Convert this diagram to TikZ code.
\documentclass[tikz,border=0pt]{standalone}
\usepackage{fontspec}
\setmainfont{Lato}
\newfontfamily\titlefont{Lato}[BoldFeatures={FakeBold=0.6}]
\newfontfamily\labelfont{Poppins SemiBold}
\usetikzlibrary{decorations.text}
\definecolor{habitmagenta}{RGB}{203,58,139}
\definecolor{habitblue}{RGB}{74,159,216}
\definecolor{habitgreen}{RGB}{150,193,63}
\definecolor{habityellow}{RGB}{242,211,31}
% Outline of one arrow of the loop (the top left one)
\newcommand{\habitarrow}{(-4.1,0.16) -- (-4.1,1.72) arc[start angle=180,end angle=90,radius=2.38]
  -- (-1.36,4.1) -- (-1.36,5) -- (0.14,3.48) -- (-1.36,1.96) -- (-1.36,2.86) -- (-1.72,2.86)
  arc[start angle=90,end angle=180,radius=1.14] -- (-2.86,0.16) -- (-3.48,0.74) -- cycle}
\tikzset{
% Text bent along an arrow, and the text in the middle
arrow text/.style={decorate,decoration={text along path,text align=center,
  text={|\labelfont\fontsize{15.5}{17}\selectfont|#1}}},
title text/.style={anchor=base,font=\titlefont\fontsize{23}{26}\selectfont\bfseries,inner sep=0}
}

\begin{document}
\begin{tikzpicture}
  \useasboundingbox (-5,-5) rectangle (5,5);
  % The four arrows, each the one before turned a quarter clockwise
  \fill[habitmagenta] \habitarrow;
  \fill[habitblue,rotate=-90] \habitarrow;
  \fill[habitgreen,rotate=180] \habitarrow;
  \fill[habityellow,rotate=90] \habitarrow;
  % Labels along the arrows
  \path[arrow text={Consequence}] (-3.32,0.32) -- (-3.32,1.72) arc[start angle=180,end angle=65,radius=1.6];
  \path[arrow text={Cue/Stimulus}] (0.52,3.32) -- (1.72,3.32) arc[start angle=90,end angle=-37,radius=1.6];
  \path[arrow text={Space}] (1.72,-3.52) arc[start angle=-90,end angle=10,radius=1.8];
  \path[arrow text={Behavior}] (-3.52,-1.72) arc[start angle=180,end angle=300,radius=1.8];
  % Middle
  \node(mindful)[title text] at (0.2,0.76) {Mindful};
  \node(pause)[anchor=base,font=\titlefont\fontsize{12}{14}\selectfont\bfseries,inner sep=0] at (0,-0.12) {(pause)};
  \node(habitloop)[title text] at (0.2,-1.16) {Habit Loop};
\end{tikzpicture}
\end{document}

Objective -> Output the full listing without altering anything.

Answer in full ->
Convert this diagram to TikZ code.
\documentclass[tikz,border=0pt]{standalone}
\usepackage{fontspec}
\setmainfont{Lato}
\newfontfamily\titlefont{Lato}[BoldFeatures={FakeBold=0.6}]
\newfontfamily\labelfont{Poppins SemiBold}
\usetikzlibrary{decorations.text}
\definecolor{habitmagenta}{RGB}{203,58,139}
\definecolor{habitblue}{RGB}{74,159,216}
\definecolor{habitgreen}{RGB}{150,193,63}
\definecolor{habityellow}{RGB}{242,211,31}
% Outline of one arrow of the loop (the top left one)
\newcommand{\habitarrow}{(-4.1,0.16) -- (-4.1,1.72) arc[start angle=180,end angle=90,radius=2.38]
  -- (-1.36,4.1) -- (-1.36,5) -- (0.14,3.48) -- (-1.36,1.96) -- (-1.36,2.86) -- (-1.72,2.86)
  arc[start angle=90,end angle=180,radius=1.14] -- (-2.86,0.16) -- (-3.48,0.74) -- cycle}
\tikzset{
% Text bent along an arrow, and the text in the middle
arrow text/.style={decorate,decoration={text along path,text align=center,
  text={|\labelfont\fontsize{15.5}{17}\selectfont|#1}}},
title text/.style={anchor=base,font=\titlefont\fontsize{23}{26}\selectfont\bfseries,inner sep=0}
}

\begin{document}
\begin{tikzpicture}
  \useasboundingbox (-5,-5) rectangle (5,5);
  % The four arrows, each the one before turned a quarter clockwise
  \fill[habitmagenta] \habitarrow;
  \fill[habitblue,rotate=-90] \habitarrow;
  \fill[habitgreen,rotate=180] \habitarrow;
  \fill[habityellow,rotate=90] \habitarrow;
  % Labels along the arrows
  \path[arrow text={Consequence}] (-3.32,0.32) -- (-3.32,1.72) arc[start angle=180,end angle=65,radius=1.6];
  \path[arrow text={Cue/Stimulus}] (0.52,3.32) -- (1.72,3.32) arc[start angle=90,end angle=-37,radius=1.6];
  \path[arrow text={Space}] (1.72,-3.52) arc[start angle=-90,end angle=10,radius=1.8];
  \path[arrow text={Behavior}] (-3.52,-1.72) arc[start angle=180,end angle=300,radius=1.8];
  % Middle
  \node(mindful)[title text] at (0.2,0.76) {Mindful};
  \node(pause)[anchor=base,font=\titlefont\fontsize{12}{14}\selectfont\bfseries,inner sep=0] at (0,-0.12) {(pause)};
  \node(habitloop)[title text] at (0.2,-1.16) {Habit Loop};
\end{tikzpicture}
\end{document}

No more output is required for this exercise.